[SET EXERCISE]:
Select every line containing the word "that" from the material, and copy those lines.

[EXERCISE MATERIALS]:
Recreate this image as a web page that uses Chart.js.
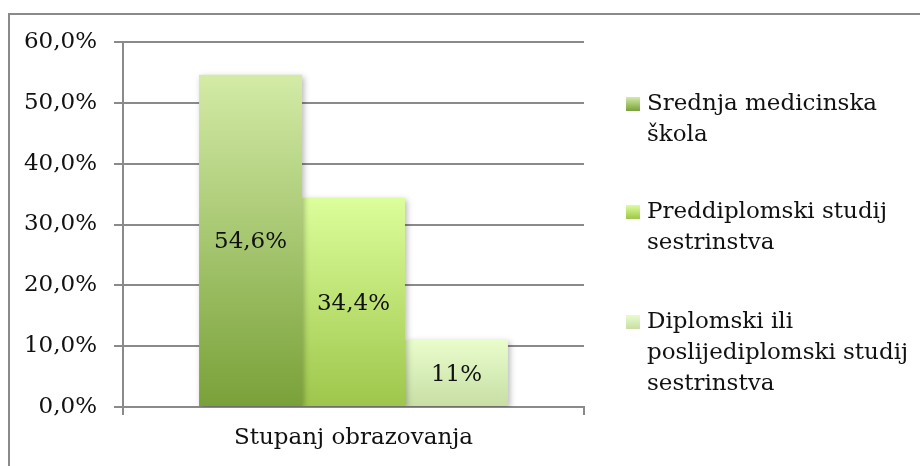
<!DOCTYPE html>
<html>
<head>
<meta charset="utf-8">
<script src="https://cdn.jsdelivr.net/npm/chart.js@4"></script>
<style>
  html, body { margin: 0; padding: 0; background: #fff; }
  #wrap { position: relative; width: 920px; height: 466px; }
  #frame { position: absolute; left: 8px; top: 13px; width: 930px; height: 470px; border: 2px solid #8a8a8a; box-sizing: border-box; }
</style>
</head>
<body>
<div id="wrap">
  <div id="frame"></div>
  <canvas id="chart" width="920" height="466"></canvas>
</div>
<script>
// Chart data
const categories = ['Stupanj obrazovanja'];
const seriesNames = [
    ['Srednja medicinska', 'škola'],
    ['Preddiplomski studij', 'sestrinstva'],
    ['Diplomski ili', 'poslijediplomski studij', 'sestrinstva']
];
const seriesValues = [54.6, 34.4, 11];
const valueLabels = ['54,6%', '34,4%', '11%'];
const yTicks = [0, 10, 20, 30, 40, 50, 60];

// gradient colours per series: [top, bottom]
const gradColors = [
    ['#d3eba6', '#79a139'],
    ['#dcfe9b', '#9ec64b'],
    ['#e8fdcb', '#c8dea5']
];

const FONT = '"DejaVu Serif", "Liberation Serif", serif';
const FONT_SIZE = 23;

function barGradient(i) {
    return function (context) {
        const chart = context.chart;
        const area = chart.chartArea;
        if (!area) return gradColors[i][1];
        const yScale = chart.scales.y;
        const top = yScale.getPixelForValue(seriesValues[i]);
        const g = chart.ctx.createLinearGradient(0, top, 0, area.bottom);
        g.addColorStop(0, gradColors[i][0]);
        g.addColorStop(1, gradColors[i][1]);
        return g;
    };
}

// soft shadow under bars
const shadowPlugin = {
    id: 'barShadow',
    beforeDatasetsDraw(chart) {
        const ctx = chart.ctx;
        ctx.save();
        ctx.shadowColor = 'rgba(0,0,0,0.28)';
        ctx.shadowBlur = 6;
        ctx.shadowOffsetX = 2;
        ctx.shadowOffsetY = 2;
    },
    afterDatasetsDraw(chart) {
        chart.ctx.restore();
    }
};

// value labels in the middle of each bar
const valueLabelPlugin = {
    id: 'valueLabels',
    afterDatasetsDraw(chart) {
        const ctx = chart.ctx;
        ctx.save();
        ctx.font = FONT_SIZE + 'px ' + FONT;
        ctx.fillStyle = '#111';
        ctx.textAlign = 'center';
        ctx.textBaseline = 'middle';
        chart.data.datasets.forEach((ds, i) => {
            const bar = chart.getDatasetMeta(i).data[0];
            const props = bar.getProps(['x', 'y', 'base'], true);
            ctx.fillText(valueLabels[i], props.x, (props.y + props.base) / 2 + 2);
        });
        ctx.restore();
    }
};

// legend with wrapped text on the right
const sideLegendPlugin = {
    id: 'sideLegend',
    afterDraw(chart) {
        const ctx = chart.ctx;
        const x0 = 626, box = 14, textX = 647, lineH = 31;
        const startY = [104, 212, 322];
        ctx.save();
        ctx.font = FONT_SIZE + 'px ' + FONT;
        ctx.textBaseline = 'middle';
        ctx.textAlign = 'left';
        seriesNames.forEach((lines, i) => {
            const y = startY[i];
            const g = ctx.createLinearGradient(0, y - box / 2, 0, y + box / 2);
            g.addColorStop(0, gradColors[i][0]);
            g.addColorStop(1, gradColors[i][1]);
            ctx.fillStyle = g;
            ctx.fillRect(x0, y - box / 2, box, box);
            ctx.fillStyle = '#111';
            lines.forEach((t, k) => ctx.fillText(t, textX, y + k * lineH));
        });
        ctx.restore();
    }
};

new Chart(document.getElementById('chart'), {
    type: 'bar',
    data: {
        labels: categories,
        datasets: seriesValues.map((v, i) => ({
            label: seriesNames[i].join(' '),
            data: [v],
            backgroundColor: barGradient(i),
            borderWidth: 0,
            categoryPercentage: 0.67,
            barPercentage: 1.0
        }))
    },
    options: {
        responsive: false,
        animation: false,
        layout: { padding: { top: 42, right: 336, bottom: 0, left: 0 } },
        plugins: {
            legend: { display: false },
            tooltip: { enabled: false }
        },
        scales: {
            x: {
                afterFit(scale) { scale.height = 59; },
                grid: {
                    offset: true,
                    drawOnChartArea: false,
                    drawTicks: true,
                    tickLength: 8,
                    color: '#8a8a8a',
                    lineWidth: 2
                },
                border: { display: true, color: '#8a8a8a', width: 2 },
                ticks: {
                    color: '#111',
                    font: { family: FONT, size: FONT_SIZE },
                    padding: 9
                }
            },
            y: {
                min: 0,
                max: 60,
                afterFit(scale) { scale.width = 123; },
                afterBuildTicks(scale) { scale.ticks = yTicks.map(v => ({ value: v })); },
                grid: {
                    color: '#8a8a8a',
                    lineWidth: 2,
                    drawTicks: true,
                    tickLength: 9
                },
                border: { display: true, color: '#8a8a8a', width: 2 },
                ticks: {
                    color: '#111',
                    font: { family: FONT, size: FONT_SIZE },
                    padding: 17,
                    callback: v => v.toFixed(1).replace('.', ',') + '%'
                }
            }
        }
    },
    plugins: [shadowPlugin, valueLabelPlugin, sideLegendPlugin]
});
</script>
</body>
</html>
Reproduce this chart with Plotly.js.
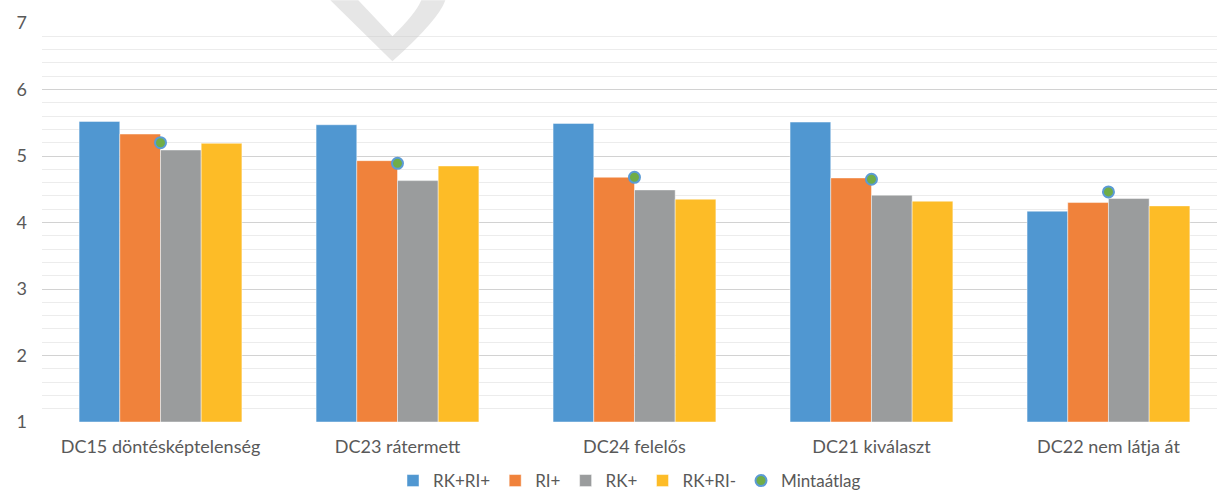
<!DOCTYPE html>
<html>
<head>
<meta charset="utf-8">
<script src="https://cdn.plot.ly/plotly-3.0.1.min.js"></script>
<style>
  html, body { margin: 0; padding: 0; background: #ffffff; }
  #chart { width: 1217px; height: 499px; }
</style>
</head>
<body>
<div id="chart"></div>
<script>
const categories = ["DC15 döntésképtelenség", "DC23 rátermett", "DC24 felelős", "DC21 kiválaszt", "DC22 nem látja át"];
const seriesNames = ["RK+RI+", "RI+", "RK+", "RK+RI-"];
const rkriPlus = [5.52, 5.47, 5.49, 5.51, 4.17];
const riPlus = [5.33, 4.93, 4.68, 4.67, 4.30];
const rkPlus = [5.09, 4.63, 4.49, 4.41, 4.36];
const rkriMinus = [5.19, 4.85, 4.35, 4.32, 4.25];
const mintaatlag = [5.20, 4.89, 4.68, 4.65, 4.46];
const yTicks = [1, 2, 3, 4, 5, 6, 7];

const colors = ["#5097d1", "#f0823b", "#9a9c9d", "#fdbc27"];
const seriesValues = [rkriPlus, riPlus, rkPlus, rkriMinus];
const fontFamily = "Lato, 'Liberation Sans', sans-serif";
const textColor = "#595959";

const traces = seriesValues.map((vals, i) => ({
  type: "bar",
  name: seriesNames[i],
  x: categories,
  y: vals.map(v => v - 1),
  base: 1,
  marker: { color: colors[i], line: { color: "rgba(255,255,255,0.45)", width: 1 } },
  hoverinfo: "skip"
}));

traces.push({
  type: "scatter",
  mode: "markers",
  name: "Mintaátlag",
  x: categories,
  y: mintaatlag,
  marker: { color: "#70ad47", size: 11, line: { color: "#5b9bd5", width: 2 } },
  hoverinfo: "skip"
});

// pixel -> paper helpers for the faint watermark decoration
const L = 41.5, R = 1217, T = 22.7, B = 421.7;
const px = x => ((x - L) / (R - L)).toFixed(4);
const py = y => ((B - y) / (B - T)).toFixed(4);
const wm = `M ${px(330)},${py(0)} L ${px(392)},${py(61)} Q ${px(438)},${py(20)} ${px(445)},${py(0)} L ${px(421)},${py(0)} Q ${px(415)},${py(14)} ${px(392)},${py(36)} L ${px(358)},${py(0)} Z`;

const layout = {
  width: 1217,
  height: 499,
  margin: { l: 41.5, r: 0, t: 22.7, b: 77.3, pad: 0 },
  paper_bgcolor: "#ffffff",
  plot_bgcolor: "#ffffff",
  font: { family: fontFamily, size: 18, color: textColor },
  barmode: "group",
  bargap: 0.313,
  bargroupgap: 0,
  showlegend: true,
  legend: {
    orientation: "h",
    xref: "paper", x: 0.5, xanchor: "center",
    yref: "container", y: 0, yanchor: "bottom",
    font: { family: fontFamily, size: 17, color: textColor },
    itemwidth: 30,
    traceorder: "normal"
  },
  xaxis: {
    type: "category",
    range: [-0.5, 4.458],
    showgrid: false,
    showline: false,
    ticks: "",
    tickfont: { family: fontFamily, size: 18, color: textColor },
    ticklabelstandoff: 12,
    fixedrange: true
  },
  yaxis: {
    range: [1, 7],
    tickvals: yTicks,
    ticktext: yTicks.map(String),
    showgrid: true,
    gridcolor: "#d2d2d2",
    gridwidth: 1,
    zeroline: false,
    showline: false,
    ticks: "",
    tickfont: { family: fontFamily, size: 18, color: textColor },
    ticklabelstandoff: 14,
    minor: { dtick: 0.2, showgrid: true, gridcolor: "#ececec", gridwidth: 1, ticks: "" },
    fixedrange: true
  },
  shapes: [
    {
      type: "path",
      xref: "paper", yref: "paper",
      path: wm,
      fillcolor: "rgba(200,200,200,0.45)",
      line: { width: 0 },
      layer: "above"
    }
  ]
};

Plotly.newPlot("chart", traces, layout, { displayModeBar: false, staticPlot: true });
</script>
</body>
</html>
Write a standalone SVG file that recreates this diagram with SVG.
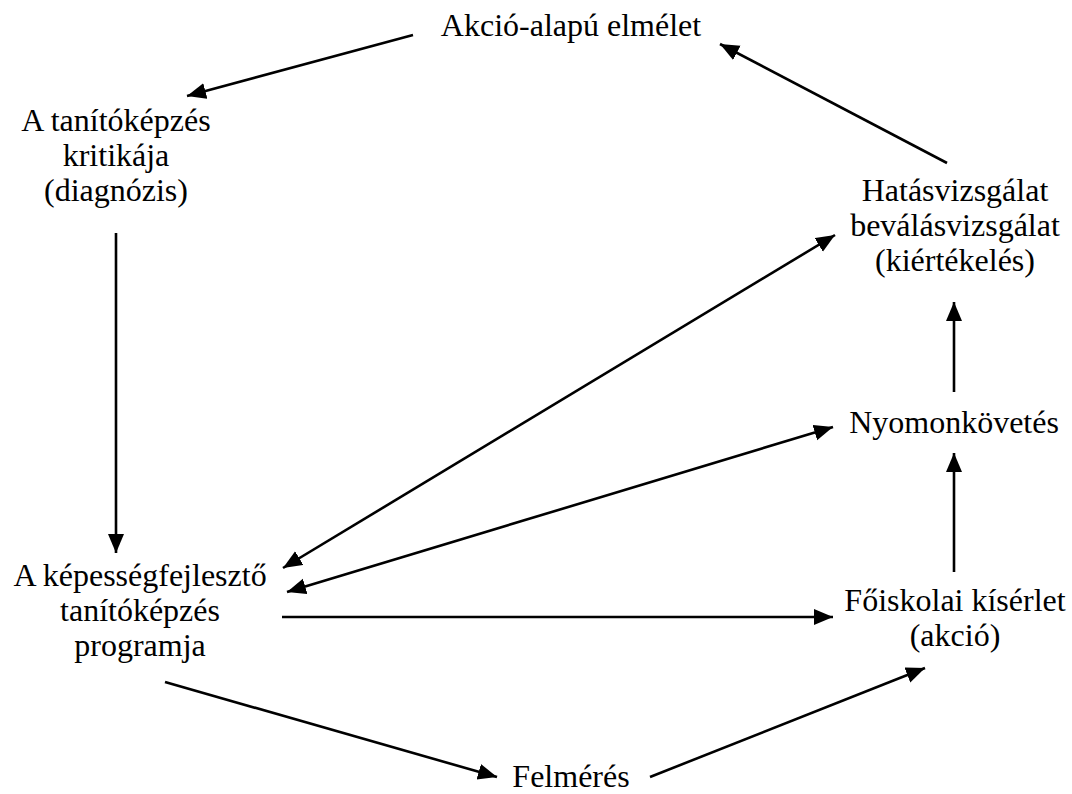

[ANSWER BELOW]:
Recreate this image as a web page that uses Chart.js.
Write a standalone SVG file that recreates this diagram with SVG.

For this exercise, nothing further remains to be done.